You come from a long line of musicians. How has passion for music affected your writing?
I believe that every artist, whether he or she is in theater, film, or writing, wanted in the beginning to become a musician. That is my secret theory. In my case it’s true. I was supposed to be a musician, just like my brother. But I felt that I would never be good enough at an instrument. So I chose another instrument, and that was writing. When I write, I believe that there must be some kind of musicality for the reader. There must be a rhythm in the pages. On the other hand, I wouldn’t be able to write anything if I listened to music while I’m writing. That’s not possible.
You’ve said that Hemingway’s The Old Man and the Sea is the book that made you want to be a writer. When did you first read it? Did the old man’s struggle in the book influence your creation of the complicated, struggling Wallander?

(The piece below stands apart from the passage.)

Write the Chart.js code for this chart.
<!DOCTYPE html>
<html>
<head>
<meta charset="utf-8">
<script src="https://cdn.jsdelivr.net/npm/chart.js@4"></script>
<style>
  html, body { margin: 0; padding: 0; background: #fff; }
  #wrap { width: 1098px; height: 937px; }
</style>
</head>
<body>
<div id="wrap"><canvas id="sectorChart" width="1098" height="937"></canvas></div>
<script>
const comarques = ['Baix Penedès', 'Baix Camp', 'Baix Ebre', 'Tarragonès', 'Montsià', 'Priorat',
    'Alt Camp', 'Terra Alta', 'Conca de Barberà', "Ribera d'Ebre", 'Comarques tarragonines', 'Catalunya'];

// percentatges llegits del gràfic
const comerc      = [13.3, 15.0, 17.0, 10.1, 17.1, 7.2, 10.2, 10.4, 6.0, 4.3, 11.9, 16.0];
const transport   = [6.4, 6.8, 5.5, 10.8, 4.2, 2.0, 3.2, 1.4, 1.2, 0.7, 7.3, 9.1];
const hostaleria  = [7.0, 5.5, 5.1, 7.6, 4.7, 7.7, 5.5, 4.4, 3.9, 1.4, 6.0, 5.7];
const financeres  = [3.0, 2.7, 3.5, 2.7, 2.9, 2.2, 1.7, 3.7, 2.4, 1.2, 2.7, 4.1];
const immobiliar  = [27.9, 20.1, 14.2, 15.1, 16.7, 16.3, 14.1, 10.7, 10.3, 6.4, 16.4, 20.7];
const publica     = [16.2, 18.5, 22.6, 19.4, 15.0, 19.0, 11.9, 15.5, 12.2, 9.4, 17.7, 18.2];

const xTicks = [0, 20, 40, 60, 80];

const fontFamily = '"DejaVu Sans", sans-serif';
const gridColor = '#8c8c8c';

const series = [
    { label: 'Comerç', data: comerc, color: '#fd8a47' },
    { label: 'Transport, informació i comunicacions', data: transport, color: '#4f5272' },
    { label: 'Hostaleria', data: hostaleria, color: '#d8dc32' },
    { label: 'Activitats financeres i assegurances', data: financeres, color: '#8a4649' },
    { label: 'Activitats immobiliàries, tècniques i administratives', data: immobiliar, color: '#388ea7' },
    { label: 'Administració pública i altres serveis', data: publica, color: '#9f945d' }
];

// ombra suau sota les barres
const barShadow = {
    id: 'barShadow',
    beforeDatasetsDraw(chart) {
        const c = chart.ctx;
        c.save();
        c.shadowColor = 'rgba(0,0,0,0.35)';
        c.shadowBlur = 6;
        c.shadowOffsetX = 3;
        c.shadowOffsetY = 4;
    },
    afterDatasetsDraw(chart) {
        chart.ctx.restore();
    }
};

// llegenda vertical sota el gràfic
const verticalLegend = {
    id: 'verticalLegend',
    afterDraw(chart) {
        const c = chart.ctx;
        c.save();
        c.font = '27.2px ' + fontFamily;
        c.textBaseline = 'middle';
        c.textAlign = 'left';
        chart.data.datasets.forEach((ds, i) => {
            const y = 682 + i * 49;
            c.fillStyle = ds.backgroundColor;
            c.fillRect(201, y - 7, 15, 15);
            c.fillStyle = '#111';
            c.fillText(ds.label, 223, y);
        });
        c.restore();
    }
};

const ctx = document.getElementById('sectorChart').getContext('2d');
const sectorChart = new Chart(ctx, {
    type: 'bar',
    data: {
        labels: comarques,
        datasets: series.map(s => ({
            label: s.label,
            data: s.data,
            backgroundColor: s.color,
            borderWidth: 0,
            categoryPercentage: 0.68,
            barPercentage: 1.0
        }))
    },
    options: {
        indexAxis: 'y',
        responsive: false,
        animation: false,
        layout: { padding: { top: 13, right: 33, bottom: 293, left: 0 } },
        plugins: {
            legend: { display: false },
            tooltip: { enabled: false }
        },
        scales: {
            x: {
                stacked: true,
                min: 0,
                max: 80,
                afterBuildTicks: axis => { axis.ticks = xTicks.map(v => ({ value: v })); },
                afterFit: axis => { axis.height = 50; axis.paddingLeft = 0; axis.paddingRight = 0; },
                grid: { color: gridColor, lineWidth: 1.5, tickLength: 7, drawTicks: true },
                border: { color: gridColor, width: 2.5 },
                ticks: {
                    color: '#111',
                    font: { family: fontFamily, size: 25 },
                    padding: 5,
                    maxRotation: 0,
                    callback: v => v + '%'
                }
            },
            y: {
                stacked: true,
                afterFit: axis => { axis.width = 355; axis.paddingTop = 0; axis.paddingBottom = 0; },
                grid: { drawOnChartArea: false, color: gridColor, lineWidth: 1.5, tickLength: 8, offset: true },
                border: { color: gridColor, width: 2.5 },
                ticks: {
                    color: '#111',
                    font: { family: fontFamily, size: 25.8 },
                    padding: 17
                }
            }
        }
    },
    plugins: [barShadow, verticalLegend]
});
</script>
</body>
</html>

I think Hemingway got the Nobel Prize in 1954. At that time I was six years old, and I asked my grandmother to read The Old Man and the Sea for me. She said, but you’re too small! And I said, I want you to read it anyhow. So she read it, and I probably didn’t understand very much of it. But what I understood was that it was a marvelous story about a very simple, very lonely old man fighting with a big fish. I thought it was tremendous. I can still remember where we sat. When I reread the book today, I hear her voice reading it for me. That book had a tremendous impact on me.

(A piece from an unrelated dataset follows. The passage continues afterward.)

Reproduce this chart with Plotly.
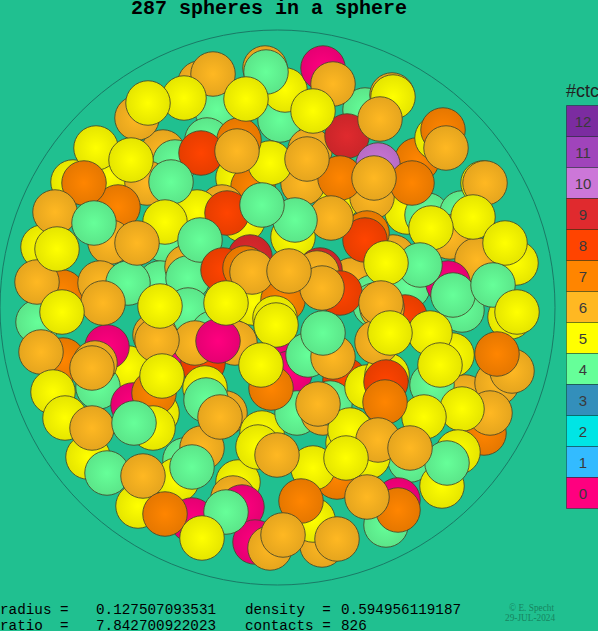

In terms of Wallander, I’m tempted now to say yes, but that wouldn’t be true. Naturally there are always secret inspirations that you carry around that you don’t know about. But I don’t think that there is any brotherhood between the character in The Old Man and the Sea and the Wallander character. It is a very interesting idea though.
What writers have had the greatest influence on you?
Naturally there are many writers that have been important to me. But when you talk about the Wallander series, I would mention two American authors: one very old one, Edgar Allan Poe, and then Thomas Harris, the author of the Hannibal novels. Besides these two, I would like to mention John le Carré.